### Instructions for the task
From the first line of the data below through the line bearing "plt.rcParams['axes.unicode_minus'] = False", reproduce each line exactly; do not include pictures.

### Available data
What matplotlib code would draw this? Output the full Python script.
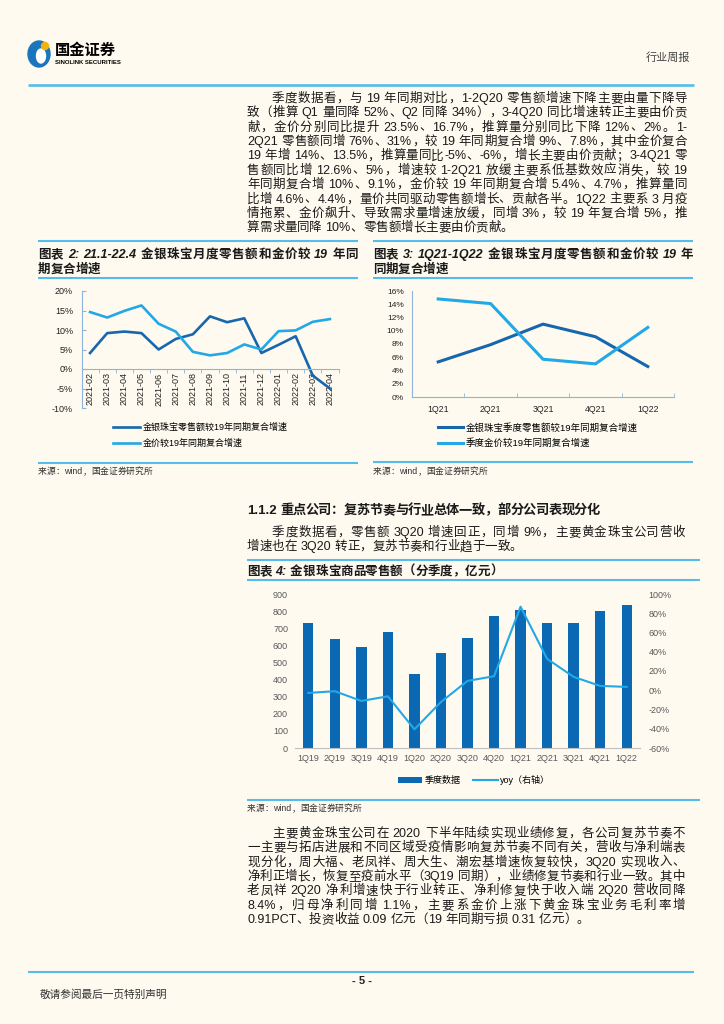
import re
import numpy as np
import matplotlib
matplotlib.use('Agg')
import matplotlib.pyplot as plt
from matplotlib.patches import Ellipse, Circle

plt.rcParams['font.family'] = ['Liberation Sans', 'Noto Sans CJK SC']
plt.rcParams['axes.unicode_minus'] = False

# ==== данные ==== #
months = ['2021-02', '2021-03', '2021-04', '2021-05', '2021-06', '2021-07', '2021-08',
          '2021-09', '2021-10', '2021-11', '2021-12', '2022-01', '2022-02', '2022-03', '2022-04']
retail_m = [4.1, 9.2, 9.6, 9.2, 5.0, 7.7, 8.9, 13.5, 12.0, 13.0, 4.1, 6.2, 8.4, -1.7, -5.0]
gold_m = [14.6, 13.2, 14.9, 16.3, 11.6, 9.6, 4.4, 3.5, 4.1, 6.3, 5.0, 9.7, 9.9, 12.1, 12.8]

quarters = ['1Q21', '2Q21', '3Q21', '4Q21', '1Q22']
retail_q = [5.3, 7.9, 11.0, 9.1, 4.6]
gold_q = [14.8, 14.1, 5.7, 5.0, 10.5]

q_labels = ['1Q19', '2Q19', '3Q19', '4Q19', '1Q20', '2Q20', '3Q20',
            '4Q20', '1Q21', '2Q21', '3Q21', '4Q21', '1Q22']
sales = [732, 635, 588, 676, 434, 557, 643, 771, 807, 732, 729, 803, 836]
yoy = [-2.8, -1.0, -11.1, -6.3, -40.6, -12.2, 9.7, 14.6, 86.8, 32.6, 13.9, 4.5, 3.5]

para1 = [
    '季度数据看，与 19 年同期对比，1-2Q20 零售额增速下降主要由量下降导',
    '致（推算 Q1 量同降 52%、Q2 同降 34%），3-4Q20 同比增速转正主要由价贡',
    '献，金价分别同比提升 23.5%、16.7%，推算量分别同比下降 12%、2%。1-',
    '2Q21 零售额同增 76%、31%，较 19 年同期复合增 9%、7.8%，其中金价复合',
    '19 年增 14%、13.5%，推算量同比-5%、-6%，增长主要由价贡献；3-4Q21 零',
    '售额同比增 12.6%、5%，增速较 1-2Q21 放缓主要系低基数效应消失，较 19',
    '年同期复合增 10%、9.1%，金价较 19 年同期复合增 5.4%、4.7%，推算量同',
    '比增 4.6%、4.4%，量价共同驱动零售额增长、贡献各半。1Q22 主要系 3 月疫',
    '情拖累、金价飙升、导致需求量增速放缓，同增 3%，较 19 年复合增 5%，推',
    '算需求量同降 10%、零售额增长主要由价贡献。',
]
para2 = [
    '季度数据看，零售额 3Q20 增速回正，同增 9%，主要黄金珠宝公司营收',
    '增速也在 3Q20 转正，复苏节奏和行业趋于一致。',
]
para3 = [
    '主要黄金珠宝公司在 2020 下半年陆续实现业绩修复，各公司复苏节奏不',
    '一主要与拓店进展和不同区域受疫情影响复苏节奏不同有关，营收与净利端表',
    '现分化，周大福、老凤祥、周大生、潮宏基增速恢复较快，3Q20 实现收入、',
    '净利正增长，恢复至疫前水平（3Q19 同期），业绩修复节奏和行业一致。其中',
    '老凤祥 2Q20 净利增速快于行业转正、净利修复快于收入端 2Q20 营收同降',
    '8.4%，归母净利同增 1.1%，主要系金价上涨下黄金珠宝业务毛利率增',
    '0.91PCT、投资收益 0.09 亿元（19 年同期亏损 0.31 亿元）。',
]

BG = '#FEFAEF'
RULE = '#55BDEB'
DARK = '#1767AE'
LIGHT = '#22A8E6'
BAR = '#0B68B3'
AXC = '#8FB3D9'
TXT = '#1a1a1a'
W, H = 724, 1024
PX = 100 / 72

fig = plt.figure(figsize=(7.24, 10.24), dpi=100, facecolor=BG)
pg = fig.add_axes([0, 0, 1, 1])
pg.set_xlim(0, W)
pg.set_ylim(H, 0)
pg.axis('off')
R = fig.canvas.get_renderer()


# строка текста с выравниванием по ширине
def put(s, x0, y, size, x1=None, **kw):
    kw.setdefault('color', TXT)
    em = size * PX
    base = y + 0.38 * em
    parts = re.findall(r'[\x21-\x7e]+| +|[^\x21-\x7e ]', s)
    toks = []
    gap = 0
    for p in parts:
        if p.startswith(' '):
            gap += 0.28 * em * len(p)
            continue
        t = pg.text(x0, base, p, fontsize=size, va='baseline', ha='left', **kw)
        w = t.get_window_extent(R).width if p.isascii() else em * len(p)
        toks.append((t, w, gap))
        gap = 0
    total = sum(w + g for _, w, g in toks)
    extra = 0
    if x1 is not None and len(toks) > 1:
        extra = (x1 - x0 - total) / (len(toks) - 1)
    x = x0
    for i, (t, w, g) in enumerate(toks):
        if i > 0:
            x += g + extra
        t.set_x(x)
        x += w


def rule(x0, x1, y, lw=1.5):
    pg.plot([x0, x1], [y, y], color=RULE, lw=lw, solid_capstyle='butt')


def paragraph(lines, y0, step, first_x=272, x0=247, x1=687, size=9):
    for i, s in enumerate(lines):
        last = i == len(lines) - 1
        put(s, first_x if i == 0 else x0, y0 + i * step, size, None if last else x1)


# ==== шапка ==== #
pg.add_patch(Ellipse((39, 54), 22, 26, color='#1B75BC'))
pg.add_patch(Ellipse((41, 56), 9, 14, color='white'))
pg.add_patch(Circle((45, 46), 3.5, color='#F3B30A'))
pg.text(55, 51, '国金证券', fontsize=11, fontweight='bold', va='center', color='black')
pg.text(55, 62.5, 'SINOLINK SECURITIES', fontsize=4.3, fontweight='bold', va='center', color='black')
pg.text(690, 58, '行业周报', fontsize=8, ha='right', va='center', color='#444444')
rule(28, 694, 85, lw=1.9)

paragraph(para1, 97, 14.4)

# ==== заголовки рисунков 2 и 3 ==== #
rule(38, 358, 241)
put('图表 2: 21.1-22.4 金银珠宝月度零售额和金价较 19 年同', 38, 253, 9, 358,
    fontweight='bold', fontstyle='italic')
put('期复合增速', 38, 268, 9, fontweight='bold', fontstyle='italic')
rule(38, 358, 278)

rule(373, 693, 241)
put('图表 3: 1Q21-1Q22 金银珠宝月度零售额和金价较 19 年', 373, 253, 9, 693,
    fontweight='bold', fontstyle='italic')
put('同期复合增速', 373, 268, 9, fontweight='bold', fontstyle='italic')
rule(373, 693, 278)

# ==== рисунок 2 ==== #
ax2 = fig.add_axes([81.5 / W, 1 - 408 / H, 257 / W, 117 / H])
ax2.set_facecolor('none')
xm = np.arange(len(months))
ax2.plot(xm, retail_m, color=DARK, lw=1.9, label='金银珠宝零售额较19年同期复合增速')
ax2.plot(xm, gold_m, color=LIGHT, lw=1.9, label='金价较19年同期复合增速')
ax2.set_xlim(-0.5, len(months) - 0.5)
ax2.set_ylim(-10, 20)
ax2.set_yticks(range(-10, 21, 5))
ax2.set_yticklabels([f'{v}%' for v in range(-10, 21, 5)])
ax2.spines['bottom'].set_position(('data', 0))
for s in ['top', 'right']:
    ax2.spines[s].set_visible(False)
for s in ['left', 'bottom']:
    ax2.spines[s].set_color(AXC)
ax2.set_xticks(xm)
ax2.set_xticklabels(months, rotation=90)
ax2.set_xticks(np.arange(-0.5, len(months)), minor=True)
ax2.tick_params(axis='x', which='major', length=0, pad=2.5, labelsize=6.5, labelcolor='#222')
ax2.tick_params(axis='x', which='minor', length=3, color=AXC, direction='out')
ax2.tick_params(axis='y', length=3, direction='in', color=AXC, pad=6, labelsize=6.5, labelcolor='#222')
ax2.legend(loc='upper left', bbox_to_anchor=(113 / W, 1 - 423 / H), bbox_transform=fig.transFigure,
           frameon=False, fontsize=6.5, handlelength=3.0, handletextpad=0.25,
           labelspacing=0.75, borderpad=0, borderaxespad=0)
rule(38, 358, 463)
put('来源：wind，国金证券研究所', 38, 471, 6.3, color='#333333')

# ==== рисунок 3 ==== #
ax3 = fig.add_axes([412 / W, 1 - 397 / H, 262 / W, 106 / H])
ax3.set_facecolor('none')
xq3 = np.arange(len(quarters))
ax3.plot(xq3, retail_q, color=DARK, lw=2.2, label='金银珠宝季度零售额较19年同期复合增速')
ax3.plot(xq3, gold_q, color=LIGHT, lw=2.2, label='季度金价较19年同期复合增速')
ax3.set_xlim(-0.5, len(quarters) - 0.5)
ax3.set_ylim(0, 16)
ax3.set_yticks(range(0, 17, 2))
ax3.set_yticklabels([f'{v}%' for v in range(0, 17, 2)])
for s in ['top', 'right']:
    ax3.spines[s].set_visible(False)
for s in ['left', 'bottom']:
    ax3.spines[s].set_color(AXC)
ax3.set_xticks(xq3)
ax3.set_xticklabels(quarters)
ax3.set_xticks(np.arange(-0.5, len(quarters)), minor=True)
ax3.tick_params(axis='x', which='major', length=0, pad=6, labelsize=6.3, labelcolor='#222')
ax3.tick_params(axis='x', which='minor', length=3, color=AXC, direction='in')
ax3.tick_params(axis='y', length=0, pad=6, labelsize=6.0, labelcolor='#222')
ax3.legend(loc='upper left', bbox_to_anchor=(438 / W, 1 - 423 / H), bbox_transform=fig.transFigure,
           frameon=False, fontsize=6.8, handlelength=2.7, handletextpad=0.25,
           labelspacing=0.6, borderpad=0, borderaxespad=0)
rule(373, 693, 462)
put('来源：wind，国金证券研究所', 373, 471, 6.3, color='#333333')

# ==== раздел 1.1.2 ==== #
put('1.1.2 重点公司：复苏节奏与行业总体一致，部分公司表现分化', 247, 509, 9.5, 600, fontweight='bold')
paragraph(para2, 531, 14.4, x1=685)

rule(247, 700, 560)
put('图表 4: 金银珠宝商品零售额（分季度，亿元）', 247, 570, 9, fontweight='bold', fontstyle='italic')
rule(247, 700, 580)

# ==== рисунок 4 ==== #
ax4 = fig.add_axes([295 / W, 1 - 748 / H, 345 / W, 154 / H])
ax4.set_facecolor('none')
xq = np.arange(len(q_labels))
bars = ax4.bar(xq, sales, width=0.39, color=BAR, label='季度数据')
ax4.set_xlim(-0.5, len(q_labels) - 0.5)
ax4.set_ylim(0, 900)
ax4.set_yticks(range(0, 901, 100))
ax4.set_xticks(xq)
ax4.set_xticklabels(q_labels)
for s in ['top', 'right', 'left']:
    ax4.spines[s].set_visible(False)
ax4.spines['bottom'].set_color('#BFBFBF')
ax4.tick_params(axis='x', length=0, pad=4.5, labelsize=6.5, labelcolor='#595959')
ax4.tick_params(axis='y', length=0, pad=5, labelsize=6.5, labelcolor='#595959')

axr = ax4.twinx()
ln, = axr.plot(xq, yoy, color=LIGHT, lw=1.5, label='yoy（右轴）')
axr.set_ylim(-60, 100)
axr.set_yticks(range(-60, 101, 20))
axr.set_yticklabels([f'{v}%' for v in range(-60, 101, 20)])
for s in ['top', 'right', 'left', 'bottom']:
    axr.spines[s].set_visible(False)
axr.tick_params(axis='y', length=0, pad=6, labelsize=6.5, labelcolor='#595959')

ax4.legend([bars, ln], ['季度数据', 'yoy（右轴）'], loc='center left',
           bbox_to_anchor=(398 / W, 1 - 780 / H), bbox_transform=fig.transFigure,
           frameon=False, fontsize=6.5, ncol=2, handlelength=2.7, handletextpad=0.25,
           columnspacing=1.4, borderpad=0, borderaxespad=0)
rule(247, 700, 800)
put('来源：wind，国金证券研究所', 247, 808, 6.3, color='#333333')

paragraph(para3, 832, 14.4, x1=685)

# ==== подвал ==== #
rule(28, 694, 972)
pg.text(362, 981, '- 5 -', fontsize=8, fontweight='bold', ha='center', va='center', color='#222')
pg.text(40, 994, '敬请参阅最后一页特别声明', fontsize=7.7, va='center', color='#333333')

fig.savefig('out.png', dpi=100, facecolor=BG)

### Task output
What matplotlib code would draw this? Output the full Python script.
import re
import numpy as np
import matplotlib
matplotlib.use('Agg')
import matplotlib.pyplot as plt
from matplotlib.patches import Ellipse, Circle

plt.rcParams['font.family'] = ['Liberation Sans', 'Noto Sans CJK SC']
plt.rcParams['axes.unicode_minus'] = False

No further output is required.